Fury's Secret Warriors ultimately embark on all kinds of deadly and morally murky missions, but their biggest threat is one of the Marvel Universe's oldest enemies emerging from a completely unexpected place. The first issue of 'Secret Warriors' concludes with Fury hacking a computer in a forgotten S.H.I.E.L.D. base and learning an awful truth: the spy agency he's dedicated his life to is, and always was, under the control of the villainous Hydra group for the purpose of obtaining intelligence on the good guys and taking down the competition.

If S.H.I.E.L.D. being disbanded and revealed to be one of the many arms of Hydra sounds familiar, that's because those are the big third act twists of 'Captain America 2'. There's a reason Marvel has been so open about the identity of the Winter Soldier and have only talked about the film's allegiance to Brubaker's classic work - if they had even mentioned drawing material from 'Secret Warriors,' they would have given away their biggest and most unexpected twists. Now that's awesome misdirection.

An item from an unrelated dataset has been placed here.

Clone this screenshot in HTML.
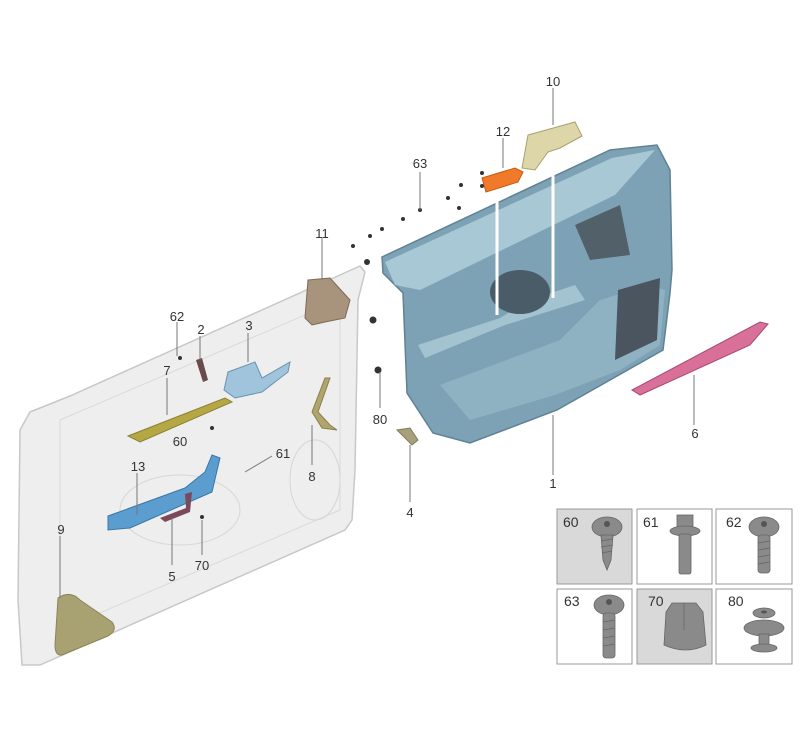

As with the material drawn from the original Winter Soldier storyline, the exact details of the story beats taken from 'Secret Warriors' have been changed, but the impact stays the same. Robert Redford's Hydra turncoat Alexander Pierce is mostly unique to the film (he exists in the comics, but in a different fashion), but the reveal of his true intentions certainly match the big twists on the comic page. In the end, the results are pretty much identical: S.H.I.E.L.D. is gone, its agents and heroes are without a home and Hydra is responsible for decades of top secret harm against the American government and the citizens of the world.

However, there's more to this than interesting fanboy trivia. The bulk of 'Secret Warriors' takes place after these massive revelations and after re-reading the series, it paints the potential future of the Marvel cinematic universe in a brand new light.

The biggest impact will be on ABC's 'Agents of S.H.I.E.L.D.,' which will enter its second season with the title agency dismantled. So how do you have 'Agents of S.H.I.E.L.D.' when there is no S.H.I.E.L.D.? Simple: you follow Hickman and Caselli's lead and put the team underground and on the run, fighting threats and supervillans from the shadows. There's no way Samuel L. Jackson will jump to television, but Clark Gregg's Agent Phil Coulson is the perfect substitute for Nick Fury, leading his scrappy band of agents in the battle against evil with almost no resources or support. You couldn't ask for a better way to raise the stakes. I wouldn't put it past the show to crib more from 'Secret Warriors' and bring some of the comics' lesser-known super-powered characters like Quake and Druid to the ensemble. In fact, I highly recommend it.

But the 'Secret Warriors' influence may spread to future big screen adventures as well. We know that actor Thomas Kretschmann will make a small appearance as the monocled and megalomaniacal villain Baron von Strucker in 'The Avengers 2,' but we also know that he's signed on for additional films. In true Marvel Studios fashion, Kretschmann has been sworn to secrecy, but we can make an educated guess: von Strucker will be the main villain of 'Captain America 3.'

Baron von Strucker is the big bad of 'Secret Warriors,' the villain who picks up Hydra's reins after S.H.I.E.L.D. is dismantled. When the series begins, he takes advantage of the situation to seize billions of dollars in abandoned S.H.I.E.L.D. assets, form a central leadership of deadly Marvel villains and, of course, plot world domination. In the comics, his chief rivalry is with Nick Fury, but with a few adjustments, this could easily be the plot of the next Captain America film. After all, both Cap films so far have seen Steve Rogers waging a war against Hydra and there's no way Marvel Studios would cast a Hydra bigwig like von Strucker, commit him to several films and not follow a storyline this good. This storyline is perfect material for a direct sequel to the events of 'Captain America: The Winter Soldier,' taking the cataclysmic events of that film to the next logical stage.

I'm no psychic and I'm no scoop hunter - just a humble comic book reader. Everything I've written here is observation and suggestion and for all I know, the Marvel movies and TV shows are going to go in a completely different direction. However, as a card-carrying geek and a comic fan, I will say that taking additional bits from 'Secret Warriors' is a fantastic idea. Like with Brubaker's "The Winter Soldier," you should only steal from the best.

[*Correction: The original version of this article incorrectly omitted both Brian Michael Bendis and Alex Maleev as co-creators of The Secret Warriors. ScreenCrush regrets the error.]